▶ **Supplied information**
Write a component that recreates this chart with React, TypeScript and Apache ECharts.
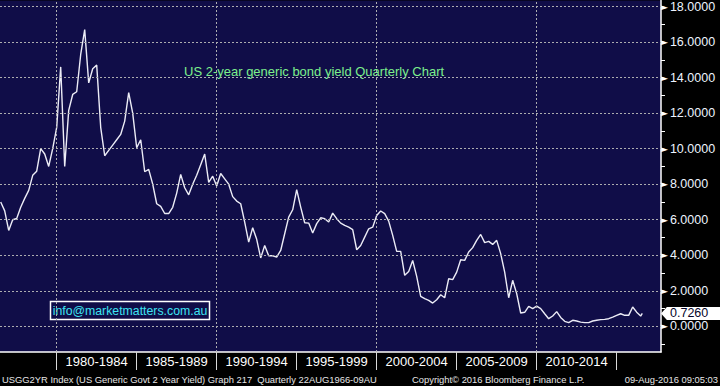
import React, { useEffect, useRef } from "react";
import * as echarts from "echarts";

// ---- data ----
const firstQuarterEnd = 1976.5; // first plotted quarter (Q2 1976)
const lastObservation = 2016.6; // partial quarter, 09-Aug-2016
const yieldValues = [
  7.0, 6.5, 5.4, 6.0, 6.07, 6.7, 7.2, 7.65, 8.5, 8.73,
  10.0, 9.7, 9.0, 10.0, 11.2, 14.6, 9.0, 12.15, 13.05, 13.2,
  15.3, 16.7, 13.7, 14.5, 14.7, 11.2, 9.6, 9.9, 10.2, 10.5,
  10.8, 11.55, 13.15, 12.0, 10.05, 10.5, 8.7, 8.83, 8.0, 6.9,
  6.75, 6.35, 6.35, 6.7, 7.5, 8.55, 7.8, 7.4, 8.0, 8.5,
  9.1, 9.7, 8.1, 8.45, 7.9, 8.6, 8.3, 8.0, 7.3, 7.05,
  6.9, 5.87, 4.74, 5.55, 4.9, 3.85, 4.55, 3.97, 3.97, 3.9,
  4.27, 5.21, 6.15, 6.56, 7.69, 6.71, 5.83, 5.81, 5.25, 5.78,
  6.11, 6.06, 5.87, 6.37, 6.06, 5.81, 5.68, 5.58, 5.44, 4.31,
  4.55, 5.02, 5.49, 5.58, 6.24, 6.49, 6.34, 5.92, 5.12, 4.22,
  4.22, 2.87, 3.09, 3.71, 2.81, 1.69, 1.56, 1.46, 1.31, 1.5,
  1.78, 1.61, 2.68, 2.63, 3.05, 3.75, 3.71, 4.18, 4.43, 4.84,
  5.17, 4.71, 4.78, 4.61, 4.84, 4.09, 3.05, 1.61, 2.59, 1.84,
  0.75, 0.79, 1.12, 1.0, 1.14, 1.0, 0.71, 0.43, 0.58, 0.83,
  0.5, 0.28, 0.21, 0.34, 0.3, 0.24, 0.21, 0.21, 0.3, 0.34,
  0.38, 0.39, 0.43, 0.52, 0.62, 0.71, 0.62, 0.62, 1.09, 0.8,
  0.58, 0.726,
];

const periodLabels = ["1980-1984", "1985-1989", "1990-1994", "1995-1999", "2000-2004", "2005-2009", "2010-2014"];
const periodCenters = [1982.5, 1987.5, 1992.5, 1997.5, 2002.5, 2007.5, 2012.5];
const periodSeparators = [1980, 1985, 1990, 1995, 2000, 2005, 2010, 2015];
const verticalGridYears = [1980, 1990, 2000, 2010];
const yTickLabels = [0, 2, 4, 6, 8, 10, 12, 14, 16, 18];
const yMinorTicks = [-1, 1, 3, 5, 7, 9, 11, 13, 15, 17];

const titleText = "US 2-year generic bond yield Quarterly Chart";
const contactText = "info@marketmatters.com.au";
const footerLeft = "USGG2YR Index (US Generic Govt 2 Year Yield) Graph 217  Quarterly 22AUG1966-09AU";
const footerMid = "Copyright\u00A9 2016 Bloomberg Finance L.P.";
const footerRight = "09-Aug-2016 09:05:03";

const X_MIN = 1976.456;
const X_MAX = 2017.77;
const Y_MIN = -1.444;
const Y_MAX = 18.337;

const FONT = "Liberation Sans, Arial, sans-serif";

export default function App() {
  const ref = useRef<HTMLDivElement>(null);

  useEffect(() => {
    if (!ref.current) return;
    const chart = echarts.init(ref.current, null, { renderer: "svg" });

    const seriesData = yieldValues.map((v, i) => [
      i === yieldValues.length - 1 ? lastObservation : firstQuarterEnd + 0.25 * i,
      v,
    ]);
    const lastValue = yieldValues[yieldValues.length - 1];

    const gridLineStyle = { type: [2, 2] as any, color: "#acacb0", width: 1 };

    chart.setOption({
      animation: false,
      backgroundColor: "#000000",
      grid: {
        left: 0,
        top: 0,
        right: 59,
        bottom: 34,
        show: true,
        backgroundColor: "#100d48",
        borderWidth: 0,
        containLabel: false,
      },
      xAxis: {
        type: "value",
        min: X_MIN,
        max: X_MAX,
        axisLine: { show: true, onZero: false, lineStyle: { color: "#ffffff", width: 1.5 } },
        splitLine: { show: false },
        axisTick: {
          show: true,
          customValues: periodSeparators,
          length: 18,
          lineStyle: { color: "#d8d8d8", width: 1 },
        },
        axisLabel: {
          customValues: periodCenters,
          formatter: (v: number) => periodLabels[periodCenters.indexOf(v)] ?? "",
          color: "#ffffff",
          fontSize: 13,
          fontFamily: FONT,
          margin: 3,
        },
      },
      yAxis: {
        type: "value",
        position: "right",
        min: Y_MIN,
        max: Y_MAX,
        axisLine: { show: true, onZero: false, lineStyle: { color: "#ffffff", width: 1.5 } },
        splitLine: { show: false },
        axisTick: {
          show: true,
          customValues: yMinorTicks,
          length: 4,
          lineStyle: { color: "#ffffff", width: 1 },
        },
        axisLabel: {
          customValues: yTickLabels,
          margin: 0,
          formatter: (v: number) => `{t|\u25BA}{v|${v.toFixed(4)}}`,
          rich: {
            t: { fontSize: 9, color: "#ffffff", fontFamily: "DejaVu Sans", padding: [0, 2, 0, 0] },
            v: { fontSize: 12.5, color: "#eef4ff", fontFamily: FONT },
          },
        },
      },
      series: [
        {
          type: "line",
          z: 1,
          silent: true,
          symbol: "none",
          data: [[X_MIN, Y_MIN]],
          lineStyle: { opacity: 0 },
          markLine: {
            silent: true,
            symbol: ["none", "none"],
            label: { show: false },
            lineStyle: gridLineStyle,
            data: [
              ...verticalGridYears.map((y) => ({ xAxis: y })),
              ...yTickLabels.map((v) => ({ yAxis: v })),
            ],
          },
        },
        {
          type: "line",
          z: 3,
          symbol: "none",
          data: seriesData,
          lineStyle: { color: "#ececf6", width: 1.4 },
          markPoint: {
            silent: true,
            symbol: "path://M0,6 L6,0 L60,0 L60,12 L6,12 Z",
            symbolSize: [59, 13],
            symbolKeepAspect: false,
            symbolOffset: ["50%", 0],
            itemStyle: { color: "#ffffff" },
            label: {
              show: true,
              position: "insideLeft",
              distance: 9,
              formatter: () => lastValue.toFixed(4),
              color: "#05052a",
              fontSize: 12.5,
              fontFamily: FONT,
            },
            data: [{ coord: [X_MAX, lastValue], value: lastValue }],
          },
        },
      ],
      graphic: [
        {
          type: "text",
          x: 184,
          y: 71.5,
          style: {
            text: titleText,
            fill: "#7cf08c",
            fontSize: 13,
            fontFamily: FONT,
            verticalAlign: "middle",
          },
        },
        {
          type: "rect",
          shape: { x: 50.5, y: 301.5, width: 159, height: 18 },
          style: { fill: "none", stroke: "#ffffff", lineWidth: 1.5 },
        },
        {
          type: "text",
          x: 130,
          y: 311,
          style: {
            text: contactText,
            fill: "#3ee4f2",
            fontSize: 12.3,
            fontFamily: FONT,
            align: "center",
            verticalAlign: "middle",
          },
        },
        {
          type: "text",
          x: 2,
          y: 379,
          style: { text: footerLeft, fill: "#e6e6e6", fontSize: 9.4, fontFamily: FONT, verticalAlign: "middle" },
        },
        {
          type: "text",
          x: 412,
          y: 379,
          style: { text: footerMid, fill: "#e6e6e6", fontSize: 9.4, fontFamily: FONT, verticalAlign: "middle" },
        },
        {
          type: "text",
          x: 718,
          y: 379,
          style: {
            text: footerRight,
            fill: "#e6e6e6",
            fontSize: 9.4,
            fontFamily: FONT,
            align: "right",
            verticalAlign: "middle",
          },
        },
      ],
    });

    return () => {
      chart.dispose();
    };
  }, []);

  return (
    <div
      style={{ position: "fixed", left: 0, top: 0, width: 720, height: 386, background: "#000" }}
    >
      <div ref={ref} style={{ width: 720, height: 386 }} />
    </div>
  );
}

▶ **What you are asked to do**
Your task is to return the lines above, from the first one up to and including the line containing "import * as", minus any pictures.

▶ **Right answer**
Write a component that recreates this chart with React, TypeScript and Apache ECharts.
import React, { useEffect, useRef } from "react";
import * as echarts from "echarts";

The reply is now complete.